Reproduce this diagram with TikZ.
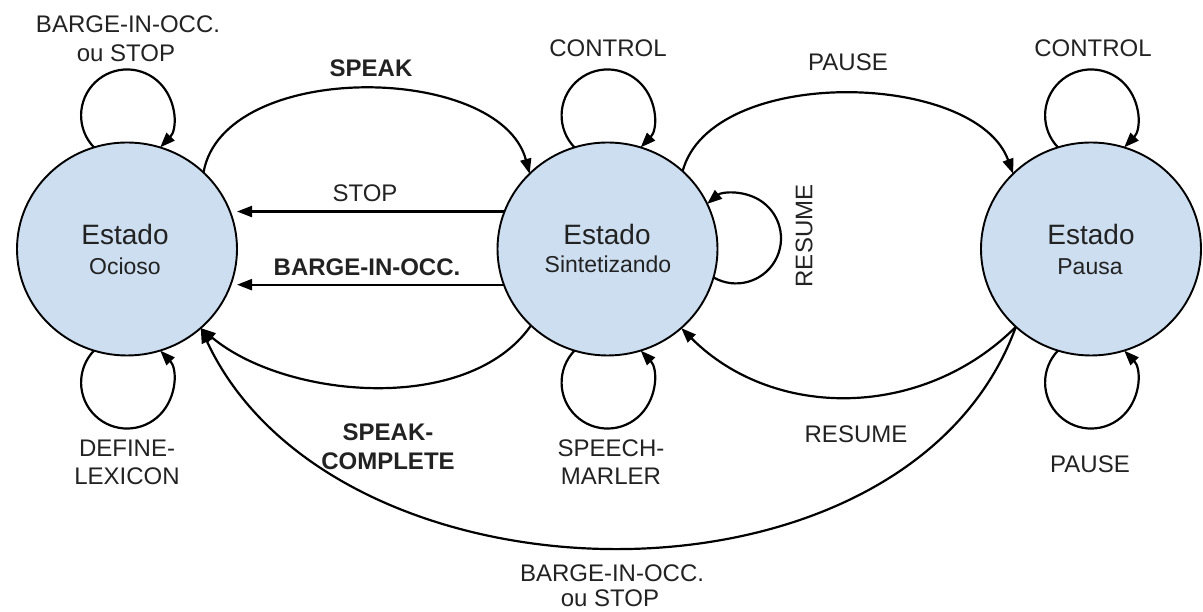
\documentclass[tikz,border=0pt]{standalone}
\usepackage{fontspec}
\setmainfont{Liberation Sans}
\usetikzlibrary{arrows.meta,shapes.geometric}
\definecolor{statefill}{RGB}{204,222,240}
\definecolor{txt}{RGB}{34,34,34}
\begin{document}
\begin{tikzpicture}[x=1pt,y=1pt,
  state/.style={ellipse, draw=black, line width=1.9pt, fill=statefill, minimum width=220pt, minimum height=213pt, inner sep=0pt, outer sep=0pt},
  edge/.style={line width=2.2pt, draw=black, -{Triangle[length=15pt,width=11pt]}},
  lbl/.style={font=\fontsize{24}{28}\selectfont, text=txt, inner sep=0pt, anchor=base},
  blbl/.style={lbl, font=\fontsize{24}{28}\selectfont\bfseries},
  ttl/.style={font=\fontsize{28}{32}\selectfont, text=txt, inner sep=0pt, anchor=base},
  sub/.style={font=\fontsize{23}{27}\selectfont, text=txt, inner sep=0pt, anchor=base}]
\useasboundingbox (0,0) rectangle (1203,612);
% states
\node[state] (L) at (127,363) {};
\node[state] (M) at (607.5,363) {};
\node[state] (R) at (1091,363) {};
\node[ttl] (Lt) at (125,367) {Estado};
\node[sub] (Ls) at (125,337) {Ocioso};
\node[ttl] (Mt) at (607,367) {Estado};
\node[sub] (Ms) at (608,339) {Sintetizando};
\node[ttl] (Rt) at (1091,367) {Estado};
\node[sub] (Rs) at (1090,337) {Pausa};
% labels
\node[lbl] (lTL1) at (128,579) {BARGE-IN-OCC.};
\node[lbl] (lTL2) at (126,550) {ou STOP};
\node[blbl] (lSpeak) at (371,535) {SPEAK};
\node[lbl] (lCtrlM) at (608,555) {CONTROL};
\node[lbl] (lCtrlR) at (1093,555) {CONTROL};
\node[lbl] (lPauseT) at (848,541) {PAUSE};
\node[lbl] (lStop) at (365,410) {STOP};
\node[blbl] (lBarge) at (367,336) {BARGE-IN-OCC.};
\node[lbl, rotate=90, anchor=center] (lResV) at (804,376) {RESUME};
\node[blbl] (lSC1) at (388,171) {SPEAK-};
\node[blbl] (lSC2) at (388,142) {COMPLETE};
\node[lbl] (lSM1) at (611,155) {SPEECH-};
\node[lbl] (lSM2) at (611,127) {MARLER};
\node[lbl] (lDL1) at (127,155) {DEFINE-};
\node[lbl] (lDL2) at (127,127) {LEXICON};
\node[lbl] (lResB) at (856,169) {RESUME};
\node[lbl] (lPauseB) at (1090,139) {PAUSE};
\node[lbl] (lBB1) at (612,30) {BARGE-IN-OCC.};
\node[lbl] (lBB2) at (610,5) {ou STOP};
% transitions
\draw[edge] (L.45) to[out=80,in=105,looseness=0.9] (M.136);
\draw[edge] (M.160) -- (M.160 -| L.east);
\draw[edge] (M.199) -- (M.199 -| L.east);
\draw[edge] (M.225) to[out=235,in=-40,looseness=0.85] (L.-47);
\draw[edge] (M.46) to[out=75,in=110,looseness=0.85] (R.136);
\draw[edge] (R.226) to[out=225,in=-45] (M.-47);
\draw[edge] (R.226) to[out=250,in=-65] (L.-47);
% self loops
\draw[edge] (L.108) arc[start angle=224,end angle=-44,radius=46];
\draw[edge] (M.108) arc[start angle=224,end angle=-44,radius=46];
\draw[edge] (R.108) arc[start angle=224,end angle=-44,radius=46];
\draw[edge] (L.252) arc[start angle=136,end angle=404,radius=46];
\draw[edge] (M.252) arc[start angle=136,end angle=404,radius=46];
\draw[edge] (R.252) arc[start angle=136,end angle=404,radius=46];
\draw[edge] (M.-15) arc[start angle=240,end angle=490,radius=45];
\end{tikzpicture}
\end{document}
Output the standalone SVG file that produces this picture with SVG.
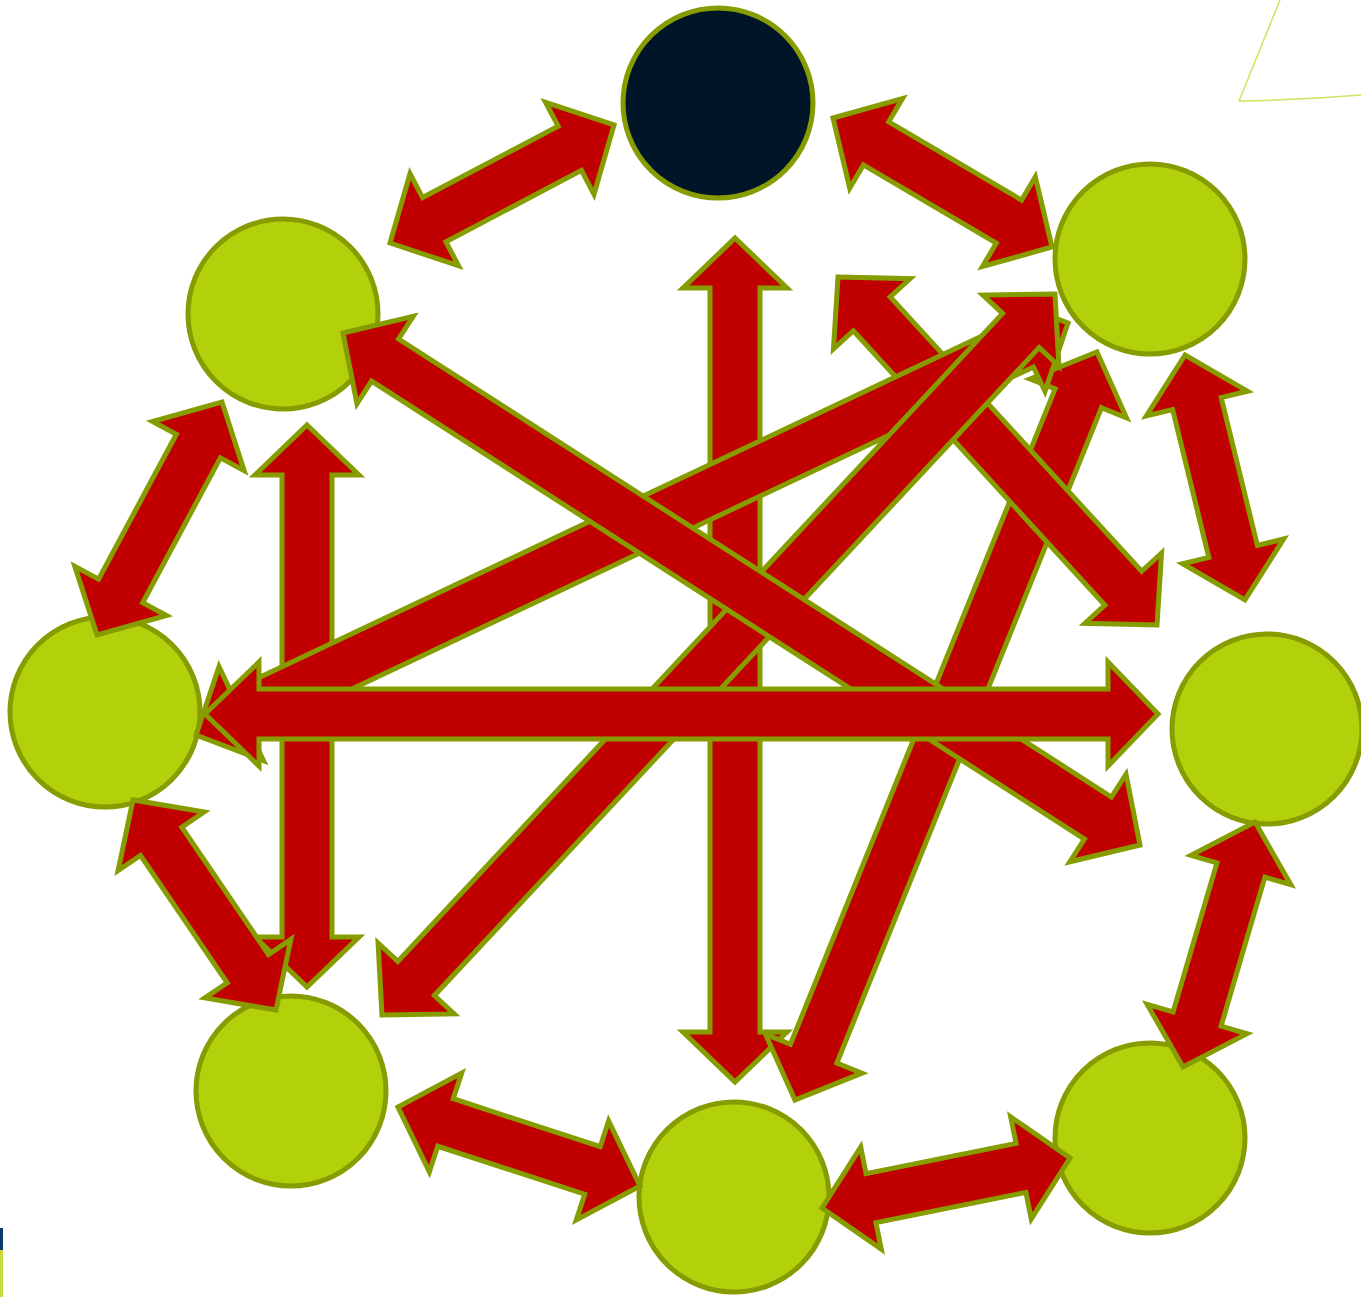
<svg xmlns="http://www.w3.org/2000/svg" width="1361" height="1297" viewBox="0 0 1361 1297">
<style>
.node{fill:#B3D10A;stroke:#879C00;stroke-width:5}
.dark{fill:#001628;stroke:#879C00;stroke-width:5}
.arr{fill:#C00000;stroke:#879C00;stroke-width:5;stroke-linejoin:miter;stroke-miterlimit:10}
</style>
<rect width="1361" height="1297" fill="#ffffff"/>
<path d="M1280,0 L1239,101 Q1300,100 1361,95" fill="none" stroke="#D4E25E" stroke-width="1.5"/>
<rect x="0" y="1228" width="3" height="22" fill="#0B3A6E"/>
<rect x="0" y="1250" width="3" height="47" fill="#C8DB3A"/>
<g id="n0"><circle class="dark" cx="718" cy="103" r="95"/></g>
<g id="n1"><circle class="node" cx="283" cy="314" r="95"/></g>
<g id="n2"><circle class="node" cx="1150" cy="259" r="95"/></g>
<g id="n3"><circle class="node" cx="105" cy="712" r="95"/></g>
<g id="n4"><circle class="node" cx="1267" cy="729" r="95"/></g>
<g id="n5"><circle class="node" cx="291" cy="1091" r="95"/></g>
<g id="n6"><circle class="node" cx="734" cy="1197" r="95"/></g>
<g id="n7"><circle class="node" cx="1150" cy="1138" r="95"/></g>
<g id="connectors">
<polygon class="arr" transform="translate(307,425) rotate(90)" points="0,0 50,-52 50,-25 512,-25 512,-52 562,0 512,52 512,25 50,25 50,52"/>
<polygon class="arr" transform="translate(390,243) rotate(-27.78)" points="0,0 50,-52 50,-25 203.2,-25 203.2,-52 253.2,0 203.2,52 203.2,25 50,25 50,52"/>
<polygon class="arr" transform="translate(833,118) rotate(30.5)" points="0,0 50,-52 50,-25 204.2,-25 204.2,-52 254.2,0 204.2,52 204.2,25 50,25 50,52"/>
<polygon class="arr" transform="translate(1185,355) rotate(76.24)" points="0,0 50,-52 50,-25 202.2,-25 202.2,-52 252.2,0 202.2,52 202.2,25 50,25 50,52"/>
<polygon class="arr" transform="translate(1255,822) rotate(106.38)" points="0,0 50,-52 50,-25 205.4,-25 205.4,-52 255.4,0 205.4,52 205.4,25 50,25 50,52"/>
<polygon class="arr" transform="translate(1070,1158) rotate(168.6)" points="0,0 50,-52 50,-25 203,-25 203,-52 253,0 203,52 203,25 50,25 50,52"/>
<polygon class="arr" transform="translate(640,1186) rotate(-161.92)" points="0,0 50,-52 50,-25 204.6,-25 204.6,-52 254.6,0 204.6,52 204.6,25 50,25 50,52"/>
<polygon class="arr" transform="translate(276,1010) rotate(-124.25)" points="0,0 50,-52 50,-25 204.1,-25 204.1,-52 254.1,0 204.1,52 204.1,25 50,25 50,52"/>
<polygon class="arr" transform="translate(97,635) rotate(-61.79)" points="0,0 50,-52 50,-25 214.4,-25 214.4,-52 264.4,0 214.4,52 214.4,25 50,25 50,52"/>
<polygon class="arr" transform="translate(735,238) rotate(90)" points="0,0 50,-52 50,-25 794,-25 794,-52 844,0 794,52 794,25 50,25 50,52"/>
<polygon class="arr" transform="translate(1097,352) rotate(111.99)" points="0,0 50,-52 50,-25 756.7,-25 756.7,-52 806.7,0 756.7,52 756.7,25 50,25 50,52"/>
<polygon class="arr" transform="translate(838,277) rotate(47.49)" points="0,0 50,-52 50,-25 422.1,-25 422.1,-52 472.1,0 422.1,52 422.1,25 50,25 50,52"/>
<polygon class="arr" transform="translate(1068,323) rotate(154.71)" points="0,0 50,-52 50,-25 914.4,-25 914.4,-52 964.4,0 914.4,52 914.4,25 50,25 50,52"/>
<polygon class="arr" transform="translate(1055,294) rotate(133.03)" points="0,0 50,-52 50,-25 936.3,-25 936.3,-52 986.3,0 936.3,52 936.3,25 50,25 50,52"/>
<polygon class="arr" transform="translate(343,333) rotate(32.72)" points="0,0 50,-52 50,-25 897.3,-25 897.3,-52 947.3,0 897.3,52 897.3,25 50,25 50,52"/>
<polygon class="arr" transform="translate(205,714)" points="0,0 54,-52 54,-25 903,-25 903,-52 953,0 903,52 903,25 54,25 54,52"/>
</g>
</svg>
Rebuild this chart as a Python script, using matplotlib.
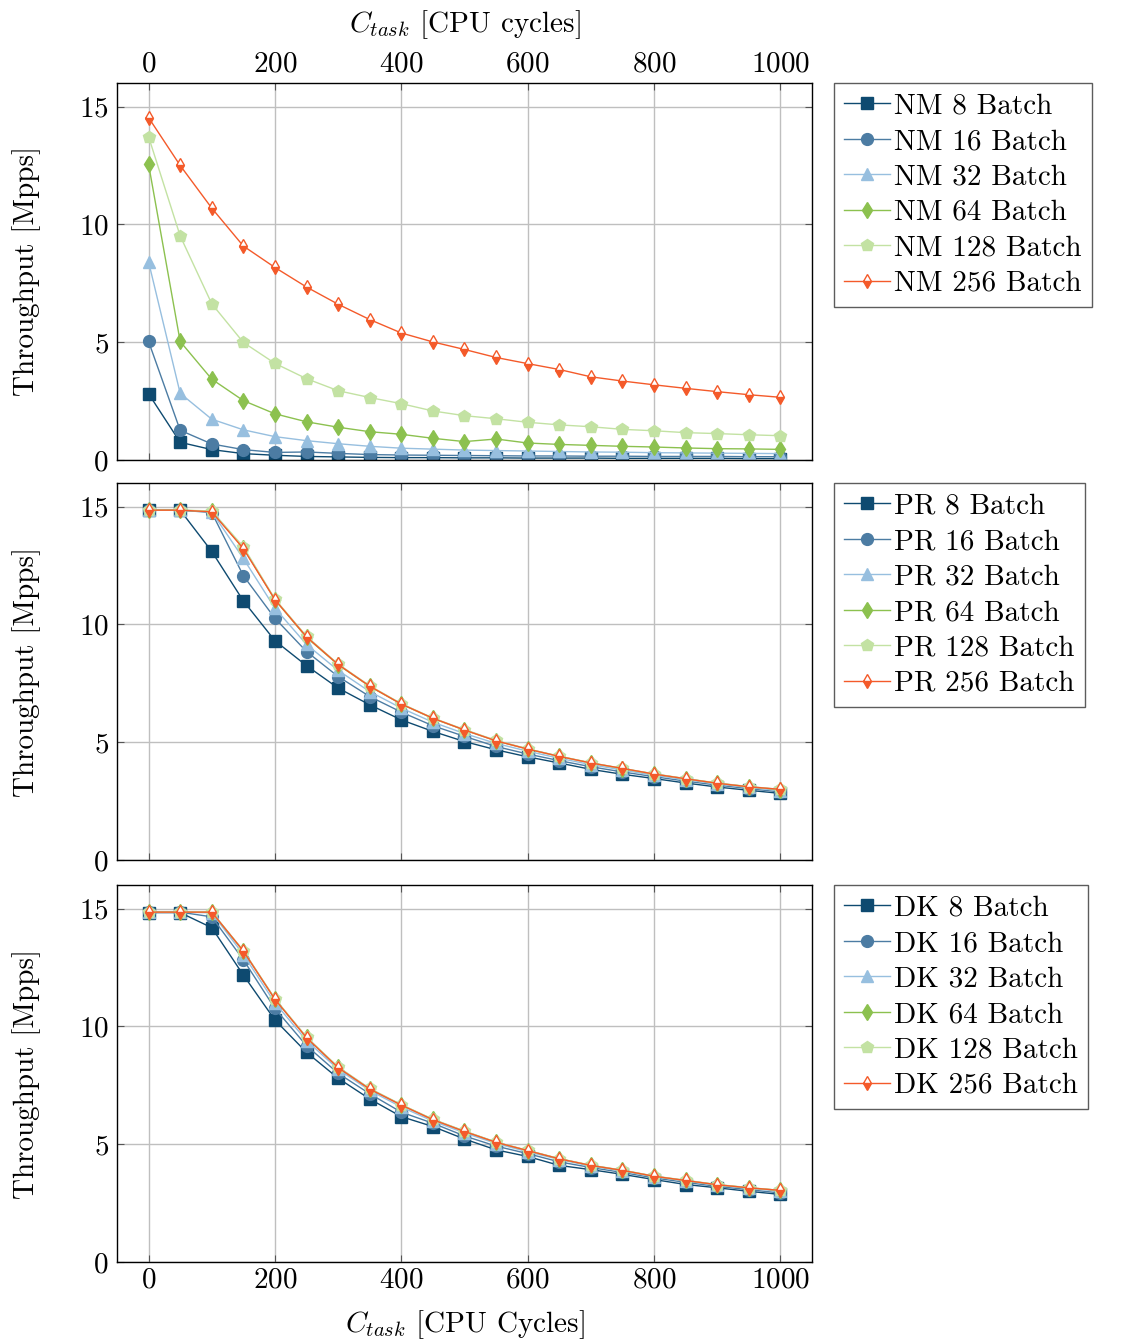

+ + + + + + +

§ **What you need to do**:
Identify all lines where the word "this" shows up. Copy them.

§ **Written reply**:
Reproduce this diagram with TikZ.
Output the standalone SVG file that produces this picture with SVG.
Rebuild this chart as a Python script, using matplotlib.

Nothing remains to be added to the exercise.